Récemment, un cas a fourni à la « guerre » sa polémique la plus large. Death Magnetic, album de Metallica sorti en 2008, reste l’exemple contemporain le plus parlant de la loudness war. Après une série de disques à la qualité très contestable, le plus grand groupe de musiques dite « extrêmes » (plus de cent millions d’exemplaires vendus, du thrash metal de Ride The Lightning au hard rock du Black Album) livre avec DM dix morceaux considérés comme un retour à leur son et leur style d’origine, l’ensemble ayant reçu un accueil critique plutôt favorable. Cependant, le fait que la version de l’album téléchargeable pour le jeu Guitar Hero soit d’une bien meilleure qualité en terme de dynamiques et de volume que celle vendue sur le format CD a très vite attisé la colère des fans. Cela révèle une nouvelle donne des supports : le format numérique n’est plus systématiquement décrié comme le « parent pauvre » de l’enregistrement en matière de variations sonores. La différence est impossible à manquer, et le schéma ci-dessous témoigne à quel point certains artistes, producteurs et managers peuvent bâcler le format distribué :
Pour conclure sur une note plus enthousiaste, rappelons que des initiatives comme celles de l’organisation Turn Me Up ! plaident pour un mastering débarrassé de cette injonction au volume extrême.

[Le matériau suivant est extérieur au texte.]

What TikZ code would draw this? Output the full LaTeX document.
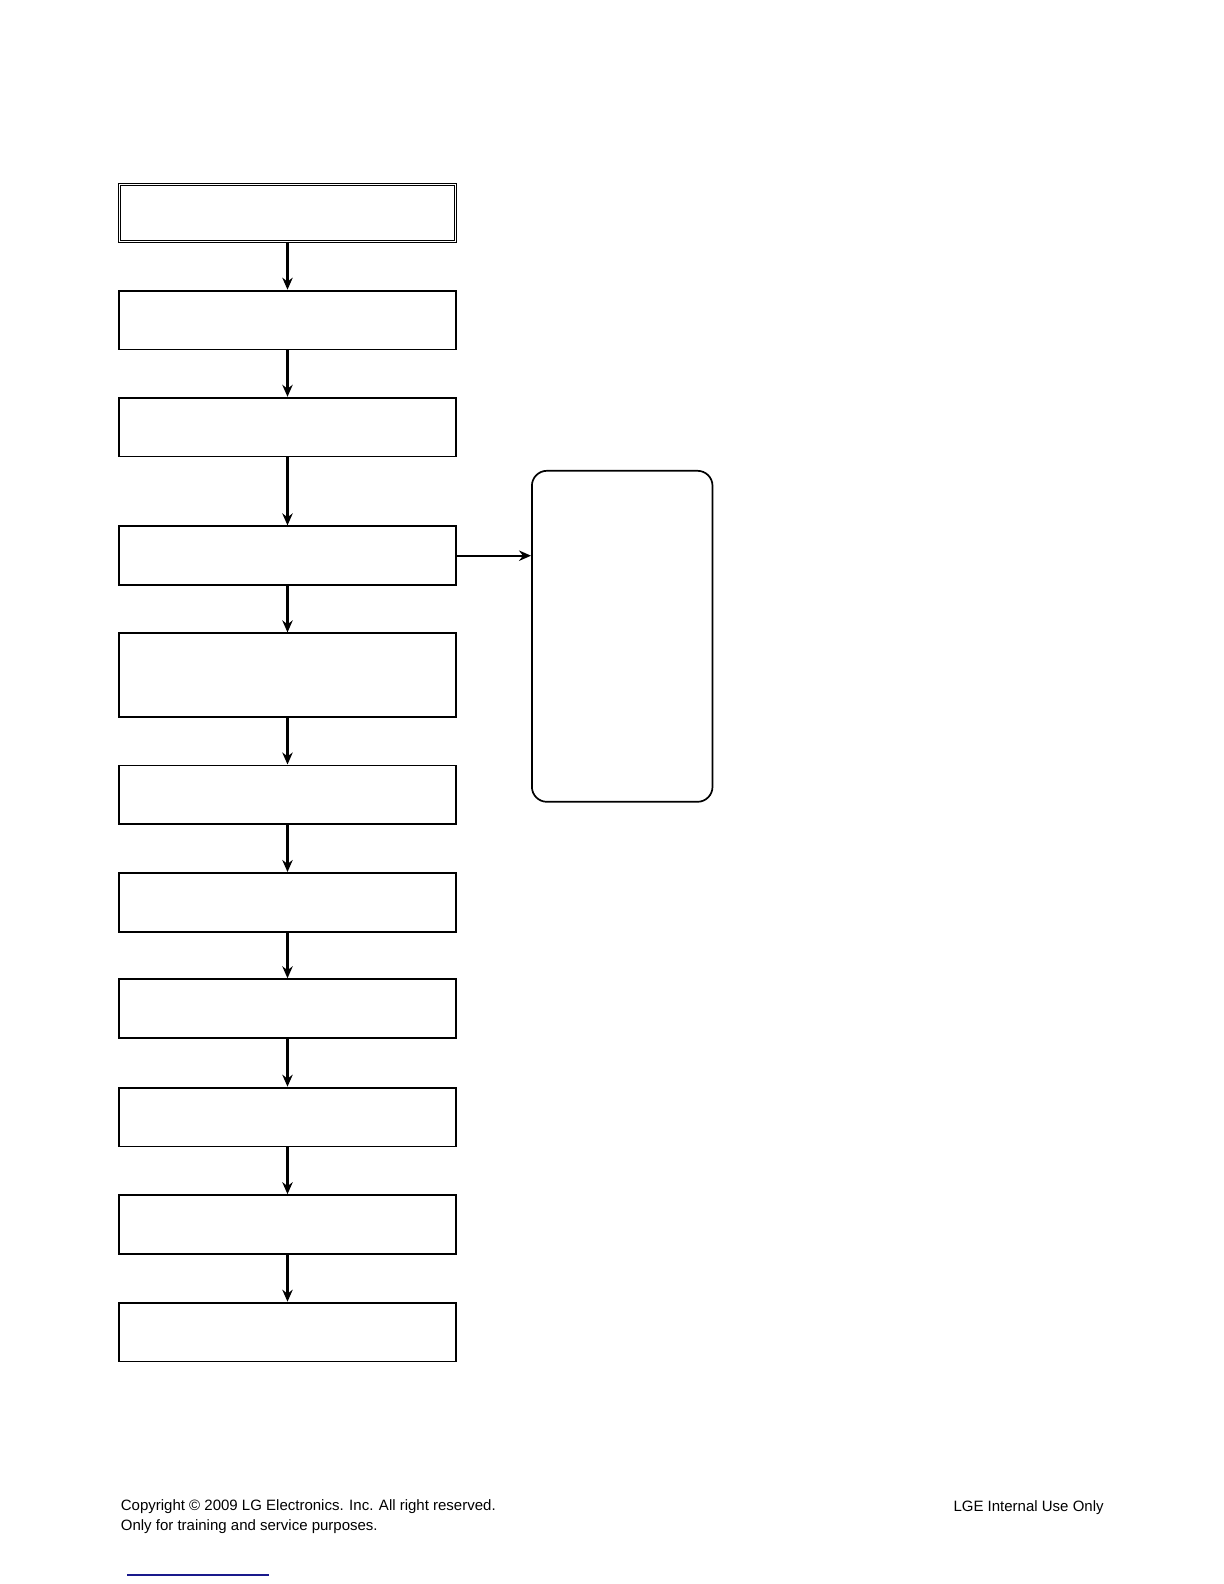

De même, Greg Reierson, ingénieur en mastering et fondateur de Rare Form Mastering, a récemment écrit que la « guerre du volume » était terminée, ou était tout du moins condamnée à disparaître, en présentant des arguments intéressants :
L’actuelle « guerre du volume » est héritée du format CD et de la capacité de diffuser un morceau du CD « A » au même niveau qu’un morceau du CD « B ». (…) Aucun artiste ne veut que sa musique sonne moins forte que celle d’un autre. C’est la nature humaine. (…) La solution à ce problème est de trouver un moyen de régler automatiquement le son par morceau ou par album. Cela peut être fait en lançant un algorithme qui détermine le niveau sonore perçu d’un morceau ou album donné, et règle le volume plus fort ou moins fort vers un équilibre. De nombreux lecteurs media ont déjà mis en place des premières versions de cette idée. iTunes a Sound Check, d’autres utilisent Replay Gain (…) Ce ne sont pas des méthodes bêtes qui ne font qu’utiliser un compresseur, ce sont des algorithmes sophistiqués qui prennent en compte sur le long terme les éléments dynamiques d’un morceau ou d’un album entier. Avec ce type de système, un mixage compressé uniquement pour rendre la musique plus forte ne sera pas diffusé (par un lecteur media) plus fort qu’un autre genre dans une bibliothèque musicale.
Quel que soit le genre, le matériel employé ou le niveau technique des musiciens, les mélodies et rythmes pensés par leurs créateurs ne doivent pas être dénaturés par le rouleau compresseur de la « guerre du volume », à moins de vouloir que le procès en « barbarismes sonores » parfois intenté à la musique populaire continue à être en partie fondé.